| WHAT THE EXERCISE ASKS |
Copy the lines from the start of the records below through the line containing "5.25, 5.5, 5.5];", both included, and leave out the pictures.

* Start RECORDS FOR THE EXERCISE *

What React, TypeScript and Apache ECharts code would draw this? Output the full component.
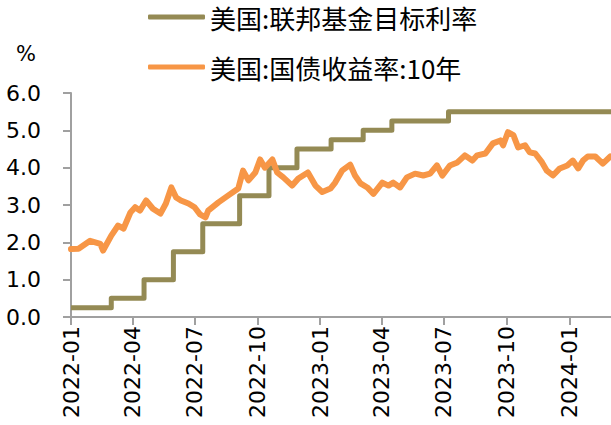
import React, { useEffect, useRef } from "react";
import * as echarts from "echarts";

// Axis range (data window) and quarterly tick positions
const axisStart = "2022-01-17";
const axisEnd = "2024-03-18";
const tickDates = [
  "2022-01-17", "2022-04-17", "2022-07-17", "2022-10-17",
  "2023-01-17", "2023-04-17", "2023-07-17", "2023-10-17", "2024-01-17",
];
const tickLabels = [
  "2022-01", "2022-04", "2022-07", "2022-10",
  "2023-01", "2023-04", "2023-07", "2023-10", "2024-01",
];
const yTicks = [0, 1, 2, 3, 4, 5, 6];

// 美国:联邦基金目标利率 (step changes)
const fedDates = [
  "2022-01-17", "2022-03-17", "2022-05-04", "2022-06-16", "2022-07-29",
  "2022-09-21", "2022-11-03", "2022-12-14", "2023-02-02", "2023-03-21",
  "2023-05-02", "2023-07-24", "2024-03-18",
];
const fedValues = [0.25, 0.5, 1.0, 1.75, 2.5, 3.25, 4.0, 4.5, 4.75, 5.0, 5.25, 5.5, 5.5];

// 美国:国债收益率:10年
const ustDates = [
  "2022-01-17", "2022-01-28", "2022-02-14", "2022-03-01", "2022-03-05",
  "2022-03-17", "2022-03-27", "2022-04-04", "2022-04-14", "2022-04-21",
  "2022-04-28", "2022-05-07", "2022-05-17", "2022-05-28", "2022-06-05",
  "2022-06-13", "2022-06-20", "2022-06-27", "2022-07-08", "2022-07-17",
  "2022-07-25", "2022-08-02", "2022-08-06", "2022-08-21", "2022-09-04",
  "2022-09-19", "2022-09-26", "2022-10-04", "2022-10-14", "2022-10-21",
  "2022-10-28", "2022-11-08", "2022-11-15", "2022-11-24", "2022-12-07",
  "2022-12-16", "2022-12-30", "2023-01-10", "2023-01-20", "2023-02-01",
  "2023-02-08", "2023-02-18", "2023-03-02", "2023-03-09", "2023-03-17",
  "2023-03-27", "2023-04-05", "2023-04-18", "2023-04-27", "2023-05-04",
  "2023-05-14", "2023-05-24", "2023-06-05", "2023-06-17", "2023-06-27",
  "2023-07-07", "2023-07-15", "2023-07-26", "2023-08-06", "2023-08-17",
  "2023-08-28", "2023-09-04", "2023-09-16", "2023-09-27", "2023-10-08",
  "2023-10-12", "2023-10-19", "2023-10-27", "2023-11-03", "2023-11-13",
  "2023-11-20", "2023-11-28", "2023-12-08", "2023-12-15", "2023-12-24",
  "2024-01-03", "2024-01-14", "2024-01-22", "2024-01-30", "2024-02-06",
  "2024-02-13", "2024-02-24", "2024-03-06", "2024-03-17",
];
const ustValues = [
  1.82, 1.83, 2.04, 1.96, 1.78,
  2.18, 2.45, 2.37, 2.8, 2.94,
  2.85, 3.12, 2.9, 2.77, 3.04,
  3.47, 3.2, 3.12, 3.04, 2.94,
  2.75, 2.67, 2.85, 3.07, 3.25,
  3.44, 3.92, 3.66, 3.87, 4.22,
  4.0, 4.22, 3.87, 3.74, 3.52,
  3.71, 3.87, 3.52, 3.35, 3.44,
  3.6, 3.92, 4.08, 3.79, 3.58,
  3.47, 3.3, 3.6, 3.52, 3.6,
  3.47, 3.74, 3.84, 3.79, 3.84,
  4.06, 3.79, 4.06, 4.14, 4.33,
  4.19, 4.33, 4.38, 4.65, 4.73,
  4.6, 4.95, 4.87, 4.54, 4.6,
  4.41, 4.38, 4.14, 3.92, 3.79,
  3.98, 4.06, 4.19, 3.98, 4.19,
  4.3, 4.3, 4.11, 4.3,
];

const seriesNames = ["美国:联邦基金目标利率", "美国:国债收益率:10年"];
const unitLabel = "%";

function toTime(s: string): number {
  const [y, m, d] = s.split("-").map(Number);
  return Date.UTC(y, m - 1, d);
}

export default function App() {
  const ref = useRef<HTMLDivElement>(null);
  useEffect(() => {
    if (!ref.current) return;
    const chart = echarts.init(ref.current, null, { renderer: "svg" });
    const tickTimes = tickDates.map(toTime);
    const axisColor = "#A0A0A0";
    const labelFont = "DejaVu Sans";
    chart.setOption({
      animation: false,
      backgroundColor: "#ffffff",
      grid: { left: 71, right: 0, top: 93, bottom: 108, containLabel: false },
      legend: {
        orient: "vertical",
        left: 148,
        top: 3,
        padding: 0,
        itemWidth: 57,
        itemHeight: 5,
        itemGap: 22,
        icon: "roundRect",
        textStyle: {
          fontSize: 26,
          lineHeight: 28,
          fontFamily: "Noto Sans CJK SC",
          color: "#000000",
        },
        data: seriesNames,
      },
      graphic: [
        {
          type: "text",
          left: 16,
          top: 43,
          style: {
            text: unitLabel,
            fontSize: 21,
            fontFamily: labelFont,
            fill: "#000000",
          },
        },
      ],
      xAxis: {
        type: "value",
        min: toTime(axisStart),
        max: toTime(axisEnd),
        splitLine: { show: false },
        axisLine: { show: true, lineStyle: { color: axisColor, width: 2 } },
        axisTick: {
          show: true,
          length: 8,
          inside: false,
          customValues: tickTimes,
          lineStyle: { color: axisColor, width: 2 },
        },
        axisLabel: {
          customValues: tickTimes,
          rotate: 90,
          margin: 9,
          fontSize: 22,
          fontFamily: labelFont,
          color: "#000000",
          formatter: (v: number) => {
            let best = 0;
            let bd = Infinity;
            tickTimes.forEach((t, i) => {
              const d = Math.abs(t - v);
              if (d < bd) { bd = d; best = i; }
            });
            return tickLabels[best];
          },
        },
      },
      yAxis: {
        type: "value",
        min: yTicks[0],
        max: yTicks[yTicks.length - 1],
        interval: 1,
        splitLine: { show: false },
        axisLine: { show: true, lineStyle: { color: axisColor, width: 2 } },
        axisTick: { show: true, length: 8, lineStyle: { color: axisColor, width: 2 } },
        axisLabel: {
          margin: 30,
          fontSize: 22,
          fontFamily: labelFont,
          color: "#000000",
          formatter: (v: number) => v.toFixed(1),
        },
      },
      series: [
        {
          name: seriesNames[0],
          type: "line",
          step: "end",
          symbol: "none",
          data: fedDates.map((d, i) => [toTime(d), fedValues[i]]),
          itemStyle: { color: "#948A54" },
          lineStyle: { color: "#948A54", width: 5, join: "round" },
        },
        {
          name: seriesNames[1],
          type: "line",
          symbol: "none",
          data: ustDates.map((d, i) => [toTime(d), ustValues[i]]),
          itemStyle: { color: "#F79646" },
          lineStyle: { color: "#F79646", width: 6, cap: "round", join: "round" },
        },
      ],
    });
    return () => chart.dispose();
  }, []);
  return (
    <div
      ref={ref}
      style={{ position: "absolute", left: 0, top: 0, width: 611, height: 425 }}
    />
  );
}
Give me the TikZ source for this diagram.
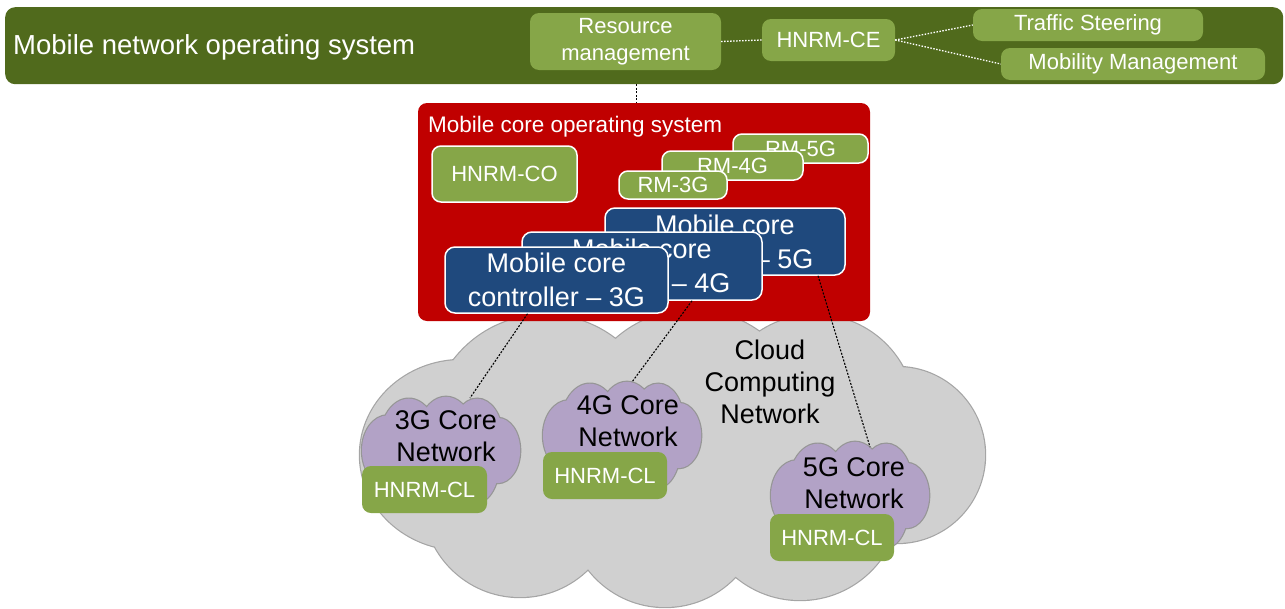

* End RECORDS FOR THE EXERCISE *

| ANSWER FOR THIS EXERCISE |
What React, TypeScript and Apache ECharts code would draw this? Output the full component.
import React, { useEffect, useRef } from "react";
import * as echarts from "echarts";

// Axis range (data window) and quarterly tick positions
const axisStart = "2022-01-17";
const axisEnd = "2024-03-18";
const tickDates = [
  "2022-01-17", "2022-04-17", "2022-07-17", "2022-10-17",
  "2023-01-17", "2023-04-17", "2023-07-17", "2023-10-17", "2024-01-17",
];
const tickLabels = [
  "2022-01", "2022-04", "2022-07", "2022-10",
  "2023-01", "2023-04", "2023-07", "2023-10", "2024-01",
];
const yTicks = [0, 1, 2, 3, 4, 5, 6];

// 美国:联邦基金目标利率 (step changes)
const fedDates = [
  "2022-01-17", "2022-03-17", "2022-05-04", "2022-06-16", "2022-07-29",
  "2022-09-21", "2022-11-03", "2022-12-14", "2023-02-02", "2023-03-21",
  "2023-05-02", "2023-07-24", "2024-03-18",
];
const fedValues = [0.25, 0.5, 1.0, 1.75, 2.5, 3.25, 4.0, 4.5, 4.75, 5.0, 5.25, 5.5, 5.5];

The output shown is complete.